El texto del evangelista Lucas nos cuenta que en tiempos de Jesús seguía abierto el debate sobre la resurrección de los muertos. La escena que nos relata Lucas nos describe el diálogo de unos saduceos, que eran judíos opuestos a la idea de la resurrección, quienes plantean a Jesús una pregunta maliciosa; después de describir la muerte sucesiva de los siete maridos, le preguntan: “Cuando llegue la resurrección, ¿de cuál de ellos será esposa la mujer, pues los siete estuvieron casados con ella?”

 

Jesús da una inteligente respuesta a la pregunta cargada de veneno que le hacen: “En esta vida, hombres y mujeres se casan, pero en la vida futura, los que sean juzgados dignos de ella y de la resurrección de los muertos, no se casarán ni podrán ya morir, porque serán como los ángeles e hijos de Dios, pues Él los habrá resucitado”.

 

Durante su vida apostólica, Jesús resucitó a varios muertos.
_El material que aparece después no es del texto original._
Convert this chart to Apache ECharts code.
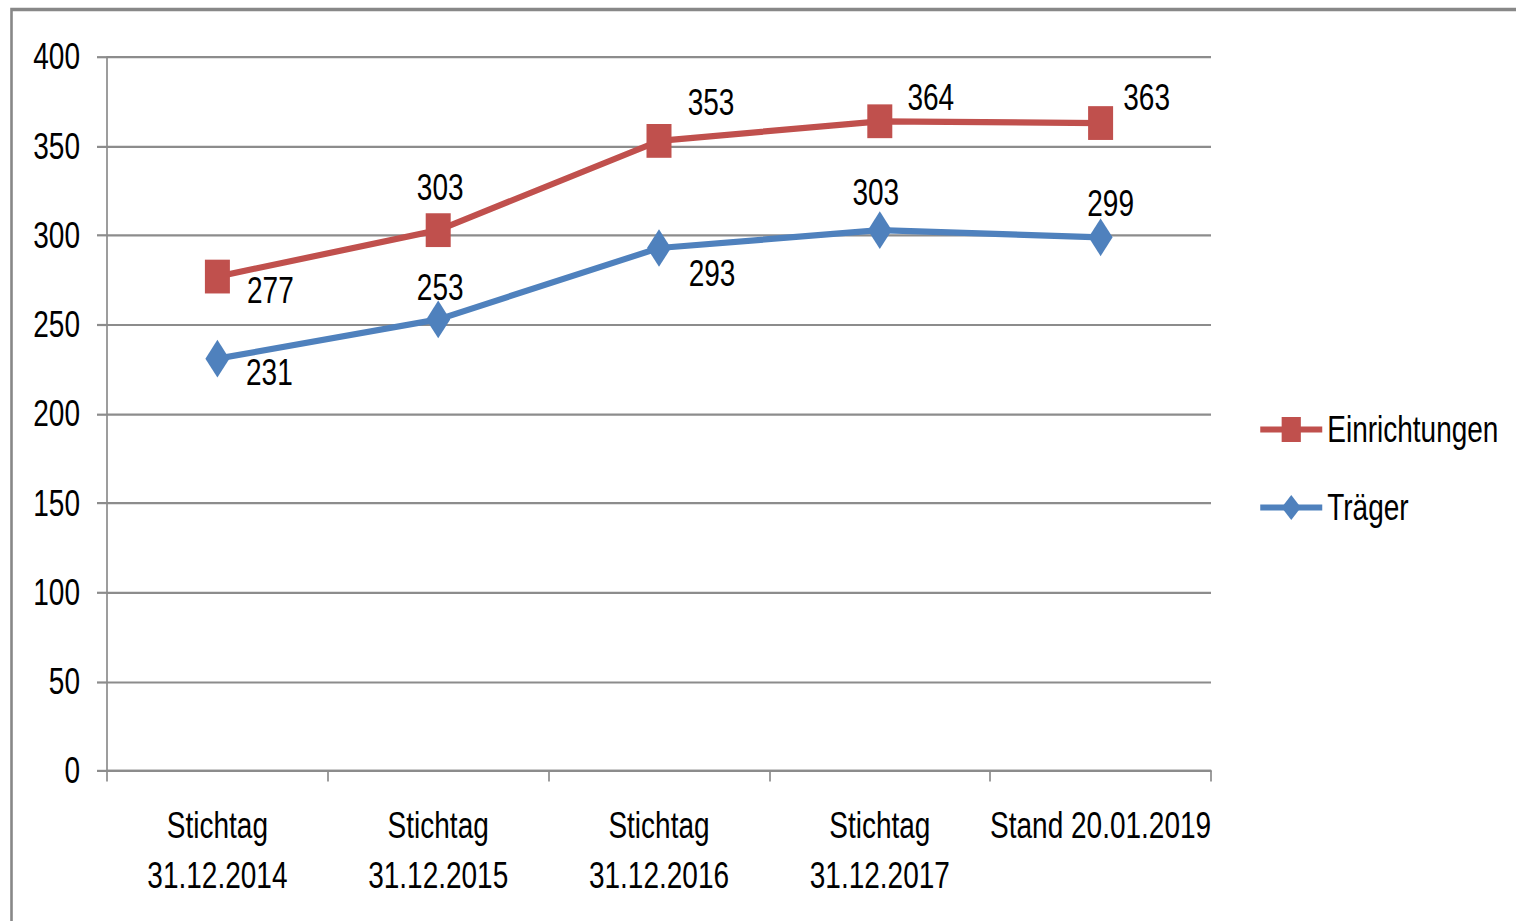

El caso más famoso es el de su amigo Lázaro. En estos milagros realizados por Jesús, los muertos regresaban al mundo de los vivos, junto a los suyos, para morir más tarde. Ahora bien, cuando Jesús afirma la resurrección de los muertos en su debate con los saduceos, se refiere a una resurrección diferente que trasciende el espacio y el tiempo.

 

Este anuncio sobre la resurrección será comprendido plenamente a la luz del misterio pascual. Jesús murió en la cruz, fue sepultado y al tercer día el Padre lo resucitó de entre los muertos. La resurrección de Jesús fue totalmente diferente de la resurrección de Lázaro; al resucitar, Jesucristo no regresó a esta vida espacio-temporal, sino que pasó a una vida totalmente diferente de comunión plena con el Padre. Nuestro lenguaje humano es torpe y limitado para expresar esta nueva realidad del Resucitado.

 

Jesucristo resucitado es la garantía de nuestra resurrección. Él ha triunfado sobre la muerte. Ya no hay lugar para la tristeza y la incertidumbre. La muerte no es destrucción sino tránsito hacia la plenitud del amor. Esta realidad nueva la expresa el Prefacio de Difuntos: “En Él brilla la esperanza de nuestra feliz resurrección; y así, aunque la certeza de morir nos entristece, nos consuela la promesa de la futura inmortalidad. Porque la vida de los que en ti creemos, Señor, no termina, se transforma; y, al deshacerse nuestra morada terrenal, adquirimos una mansión eterna en el cielo”.

 

La certeza que nos ofrece la resurrección de Cristo nos debería ayudar a superar el tabú de la muerte, que nos impide hablar de esta realidad. Cambia radicalmente la perspectiva. Ya no se trata de un fracaso con el que se cierra la peregrinación humana, sino la llegada gozosa a la casa de Padre amoroso.